Mamdani has also made the argument that Simotas broke her pledge not to take real estate campaign donations by accepting $9,400 in contributions from a hotel developer, as well as donations from a member of a family that owns large real estate holdings in the area.

Simotas insisted that those donations do not violate the Homes Guarantee Pledge to reject all developer and real estate contributions.

“I have not raised a single cent from big developers, big housing developers, or landlords who are building luxury housing and are making the city unlivable for many of us,” she said.

Simotas’ family immigrated to Astoria from Greece when she was an infant and she has lived in Astoria ever since, growing up in a single bedroom apartment where she said she and her brother slept on cots.

On the other hand, though Mamdani has said that he has felt at home in Queens ever since high school, he is a recent transplant to the borough. The son of Mahmood Mamdani, an established political science professor at Columbia University, and Mira Nair, an Oscar-nominated writer and director, he grew up in an affluent household in Columbia housing in Morningside Heights.

And though he doesn’t deny that he was raised with “economic privilege” he also points to his father’s political background as a Marxist who was expelled from Uganda in 1972 as a result of his South Asian ethnicity as informing his belief in socialism.

In 2017 he joined the DSA, and after working on the campaigns of Khader El-Yateem and Cabán, he became more and more dedicated to the electoral strategy of running socialists to replace members of the Democratic Party. It was another DSA member in fact who gave him the idea to run.

Simotas has drawn this contrast between her and Mamdani sharply.

“I did not get into this business because you know, a club, a politician or party asked me to, I went for public office to be a public servant and to help my neighbors and New York and create systematic change for all of them,” Simotas said.

On the other hand, Mamdani has painted Simotas as being overly amenable to the executives of the Queens Democratic Party, which he characterizes as a bankrupt institution.
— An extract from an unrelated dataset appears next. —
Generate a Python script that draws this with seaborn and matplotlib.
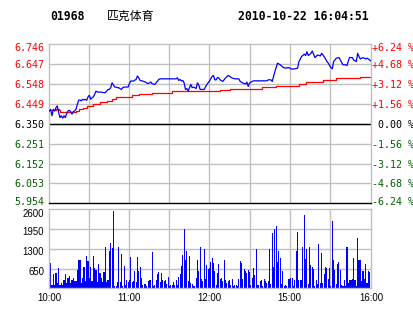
import matplotlib
matplotlib.use("Agg")
import matplotlib.pyplot as plt
import matplotlib.transforms as mtransforms
import seaborn as sns
import pandas as pd

# ---------------- data ----------------
stock_code = "01968"
stock_name = "匹克体育"
timestamp = "2010-10-22 16:04:51"
prev_close = 6.350

price_ticks = [5.954, 6.053, 6.152, 6.251, 6.350, 6.449, 6.548, 6.647, 6.746]
pct_labels = ["-6.24 %", "-4.68 %", "-3.12 %", "-1.56 %", " 0.00 %",
              "+1.56 %", "+3.12 %", "+4.68 %", "+6.24 %"]
vol_ticks = [650, 1300, 1950, 2600]
time_labels = ["10:00", "11:00", "12:00", "15:00", "16:00"]

price_minutes = list(range(0, 60)) + [
    60, 61, 63, 65, 66, 67, 68, 70, 72, 74, 76, 77, 79, 80, 82, 83, 95, 96, 97, 98,
    99, 100, 101, 102, 103, 104, 106, 107, 108, 110, 111, 112, 113, 116, 118, 120,
    122, 123, 124, 125, 126, 127, 128, 130, 132, 134, 137, 139, 142, 143, 145, 147,
    148, 149, 150, 152, 153, 163, 164, 166, 167, 169, 171, 173, 175, 177, 179, 182,
    184, 186, 187, 189, 191, 192, 193, 194, 196, 197, 199, 201, 203, 204, 205, 207,
    208, 209, 210, 211, 212, 213, 215, 217, 218, 220, 222, 223, 224, 225, 227, 228,
    230, 231, 232, 233, 235, 237, 238, 240, 241]
prices = [
    6.414, 6.422, 6.390, 6.422, 6.414, 6.431, 6.439, 6.406, 6.381, 6.390,
    6.378, 6.390, 6.381, 6.401, 6.414, 6.417, 6.411, 6.398, 6.411, 6.414,
    6.422, 6.447, 6.467, 6.469, 6.464, 6.472, 6.469, 6.472, 6.467, 6.484,
    6.492, 6.472, 6.480, 6.484, 6.497, 6.513, 6.508, 6.508, 6.508, 6.508,
    6.506, 6.505, 6.505, 6.513, 6.521, 6.521, 6.530, 6.554, 6.543, 6.533,
    6.533, 6.530, 6.530, 6.525, 6.521, 6.530, 6.533, 6.533, 6.533, 6.533,
    6.550, 6.563, 6.563, 6.571, 6.588, 6.579, 6.566, 6.563, 6.558, 6.550,
    6.558, 6.550, 6.546, 6.554, 6.571, 6.574, 6.574, 6.579, 6.566, 6.571,
    6.563, 6.566, 6.554, 6.521, 6.526, 6.513, 6.546, 6.530, 6.533, 6.526,
    6.554, 6.543, 6.521, 6.521, 6.546, 6.563,
    6.586, 6.591, 6.569, 6.569, 6.581, 6.578, 6.569, 6.561, 6.578, 6.591,
    6.578, 6.574, 6.574, 6.561, 6.553, 6.548, 6.558, 6.536, 6.553, 6.561,
    6.564, 6.564, 6.569, 6.569, 6.561, 6.610, 6.652, 6.644, 6.632, 6.627,
    6.630, 6.622, 6.624, 6.627, 6.660, 6.685, 6.697, 6.690, 6.709, 6.690,
    6.701, 6.713, 6.680, 6.693, 6.688, 6.701, 6.693, 6.673, 6.660, 6.652,
    6.640, 6.630, 6.624, 6.660, 6.677, 6.680, 6.668, 6.644, 6.644, 6.640,
    6.663, 6.680, 6.680, 6.668, 6.660, 6.701, 6.685, 6.673, 6.680, 6.673,
    6.677, 6.668, 6.663]

avg_minutes = [0, 3, 5, 7, 8, 18, 20, 22, 25, 28, 33, 38, 43, 47, 50, 60, 62, 67,
               77, 92, 108, 120, 128, 135, 159, 170, 187, 192, 205, 215, 233, 241]
avg_prices = [6.417, 6.420, 6.426, 6.420, 6.411, 6.411, 6.414, 6.422, 6.431, 6.439,
              6.450, 6.460, 6.464, 6.472, 6.484, 6.485, 6.492, 6.500, 6.505, 6.511,
              6.515, 6.515, 6.520, 6.525, 6.533, 6.540, 6.548, 6.558, 6.569, 6.578,
              6.583, 6.583]

volumes = [
    323, 843, 115, 462, 115, 520, 173, 658, 115, 173,
    115, 265, 462, 173, 323, 404, 173, 265, 323, 231,
    231, 600, 947, 947, 173, 323, 693, 231, 1074, 890,
    323, 716, 231, 1074, 670, 610, 196, 808, 500, 323,
    196, 543, 1351, 208, 265, 1236, 1500, 1328, 2550, 81,
    81, 196, 1351, 196, 1120, 81, 750, 115, 289, 196,
    289, 1040, 196, 231, 578, 208, 1040, 578, 693, 346,
    115, 150, 150, 81, 231, 265, 289, 1190, 81, 115,
    289, 462, 543, 196, 497, 289, 231, 289, 150, 381,
    81, 115, 115, 196, 115, 289, 115, 381, 462, 750,
    1097, 1940, 924, 1236, 231, 1074, 173, 150, 81, 81,
    346, 947, 578, 1351, 312, 231, 1305, 312, 774, 635,
    658, 866, 982, 843, 578, 115, 497, 808, 312, 346,
    231, 924, 265, 173, 231, 289, 115, 312, 81, 115,
    115, 81, 312, 889, 843, 312, 635, 578, 520, 600,
    543, 115, 346, 658, 427, 1293, 115, 115, 254, 289,
    81, 312, 231, 173, 231, 1293, 150, 1813, 693, 1952,
    2044, 866, 1213, 982, 150, 578, 81, 115, 81, 312,
    312, 346, 346, 81, 289, 1236, 1848, 265, 289, 289,
    1351, 2400, 959, 1293, 150, 1363, 774, 693, 635, 81,
    289, 139, 1444, 173, 1155, 173, 462, 693, 658, 312,
    658, 81, 2230, 924, 612, 150, 808, 866, 612, 115,
    81, 265, 81, 1351, 173, 289, 265, 312, 1005, 289,
    81, 1640, 947, 924, 231, 578, 312, 808, 173, 578,
    543]
vol_minutes = list(range(len(volumes)))

# ---------------- styling ----------------
W, H = 414, 314
GRID = "#c0c0c0"
RED = "#ff0000"
GREEN = "#006000"
BLUE = "#0000ff"
MONO = "DejaVu Sans Mono"
SANS = "Liberation Sans"

fig = plt.figure(figsize=(W / 100, H / 100), dpi=100)
fig.patch.set_facecolor("white")

x0, x1 = 49.3, 371.0
p_top, p_bot = 44.3, 203.3
v_top, v_bot = 209.3, 288.3
ax = fig.add_axes([x0 / W, 1 - p_bot / H, (x1 - x0) / W, (p_bot - p_top) / H])
axv = fig.add_axes([x0 / W, 1 - v_bot / H, (x1 - x0) / W, (v_bot - v_top) / H])

XMAX = 241.0
grid_x = [30, 60, 90, 120, 150, 180, 210]
tick_x = [0, 60, 120, 180, XMAX]

# ---- price panel ----
price_df = pd.DataFrame({"minute": price_minutes, "price": prices})
avg_df = pd.DataFrame({"minute": avg_minutes, "price": avg_prices})
for y in price_ticks[1:-1]:
    ax.axhline(y, color=GRID, lw=1, zorder=0)
for xg in grid_x:
    ax.axvline(xg, color=GRID, lw=1, zorder=0)
ax.axhline(prev_close, color="black", lw=1, zorder=1)
sns.lineplot(data=avg_df, x="minute", y="price", ax=ax, color=RED, lw=0.9,
             drawstyle="steps-post", estimator=None, zorder=2)
sns.lineplot(data=price_df, x="minute", y="price", ax=ax, color=BLUE, lw=0.9,
             estimator=None, zorder=3)
ax.set_xlim(0, XMAX)
ax.set_ylim(price_ticks[0], price_ticks[-1])
ax.set_xlabel("")
ax.set_ylabel("")
ax.set_xticks([])
ax.set_yticks(price_ticks)
ax.set_yticklabels([f"{v:.3f}" for v in price_ticks])
ax.tick_params(axis="y", length=0, pad=3.6, labelsize=7.2)
for spine in ax.spines.values():
    spine.set_color(GRID)
    spine.set_linewidth(1)
ax.spines["bottom"].set_color("black")

left_colors = [GREEN] * 4 + ["black"] + [RED] * 4
for i, (lab, c) in enumerate(zip(ax.get_yticklabels(), left_colors)):
    lab.set_color(c)
    lab.set_fontfamily(MONO)
    dy = 0
    if i == 0:
        dy = 2.6
    elif i == len(price_ticks) - 1:
        dy = -2.6
    if dy:
        lab.set_transform(lab.get_transform() + mtransforms.ScaledTranslation(0, dy / 100, fig.dpi_scale_trans))

axr = ax.twinx()
axr.set_ylim(ax.get_ylim())
axr.set_yticks(price_ticks)
axr.set_yticklabels(pct_labels)
axr.tick_params(axis="y", length=0, pad=0.5, labelsize=7.2)
for spine in axr.spines.values():
    spine.set_visible(False)
for i, (lab, c) in enumerate(zip(axr.get_yticklabels(), left_colors)):
    lab.set_color(c)
    lab.set_fontfamily(MONO)
    dy = 0
    if i == 0:
        dy = 2.6
    elif i == len(price_ticks) - 1:
        dy = -2.6
    if dy:
        lab.set_transform(lab.get_transform() + mtransforms.ScaledTranslation(0, dy / 100, fig.dpi_scale_trans))

# ---- volume panel ----
vol_df = pd.DataFrame({"minute": vol_minutes, "volume": volumes})
for y in vol_ticks[:-1]:
    axv.axhline(y, color=GRID, lw=1, zorder=0)
for xg in grid_x:
    axv.axvline(xg, color=GRID, lw=1, zorder=0)
sns.barplot(data=vol_df, x="minute", y="volume", ax=axv, native_scale=True,
            color=BLUE, saturation=1, width=0.8, linewidth=0, errorbar=None, zorder=2)
for p in axv.patches:
    p.set_antialiased(False)
axv.set_xlim(0, XMAX)
axv.set_ylim(0, vol_ticks[-1])
axv.set_xlabel("")
axv.set_ylabel("")
axv.set_yticks(vol_ticks)
axv.set_yticklabels([str(v) for v in vol_ticks])
axv.set_xticks(tick_x)
axv.set_xticklabels(time_labels)
axv.tick_params(length=0, labelsize=6.9)
axv.tick_params(axis="y", pad=3.6)
axv.tick_params(axis="x", pad=3.5)
for lab in axv.get_xticklabels() + axv.get_yticklabels():
    lab.set_fontfamily(SANS)
    lab.set_color("black")
for i, lab in enumerate(axv.get_yticklabels()):
    dy = 4.0 if i == len(vol_ticks) - 1 else 2.0
    lab.set_transform(lab.get_transform() + mtransforms.ScaledTranslation(0, -dy / 100, fig.dpi_scale_trans))
for spine in axv.spines.values():
    spine.set_color(GRID)
    spine.set_linewidth(1)

# ---- header ----
ty = 1 - 16.5 / H
fig.text(50 / W, ty, stock_code, fontfamily=MONO, fontweight="bold", fontsize=8.3,
         va="center", ha="left", color="black")
fig.text(107 / W, ty, stock_name, fontfamily=["Noto Sans CJK SC", "DejaVu Sans"],
         fontsize=8.6, va="center", ha="left", color="black")
fig.text(238 / W, ty, timestamp, fontfamily=MONO, fontweight="bold", fontsize=8.3,
         va="center", ha="left", color="black")

fig.savefig("out.png", dpi=100, facecolor="white")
In response, Simotas has pointed to ways that she has stood up against party leadership.

“No one controls me,” Simotas said.

It’s evident that she has made moves to distinguish herself from the party. She pushed back against the county organization endorsing Councilman Donovan Richards (D-Laurelton) for borough president in an open election, and she didn’t endorse Katz, the party’s pick for district attorney. However, Simotas didn’t start her career in politics quite as independent from the party leadership as she would like to admit.

When asked whether she worked with Frank Bolz, the party’s pro bono election lawyer, to knock one of her 2010 opponents off the ballot with a lawsuit, Simotas denied challenging an opponent’s petitions, saying that her two opponents dropped out on their own volition.

Court filings show that not to be true. A petition aiming to invalidate her opponent John Ciafone’s designating petitions names Simotas as plaintiff.

“John Ciafone wanted to run as a Republican, he zealously opposed marriage equality, and most importantly, he was trying to sneak into a seat in a district where he did not live,” said Simotas’ spokesperson Alexa Sheryll.

Simotas has done her best to align with the new progressive style of politics sweeping northwest Queens, and has made the case that she works tirelessly for her constituents. Astorians may have to grapple with their loyalty to her as a public servant against their desire for an activist-in-chief in Albany.


This article originally misstated Mira Nair's status vis-a-vis the Oscars. She has been nominated for her work. We regret the error.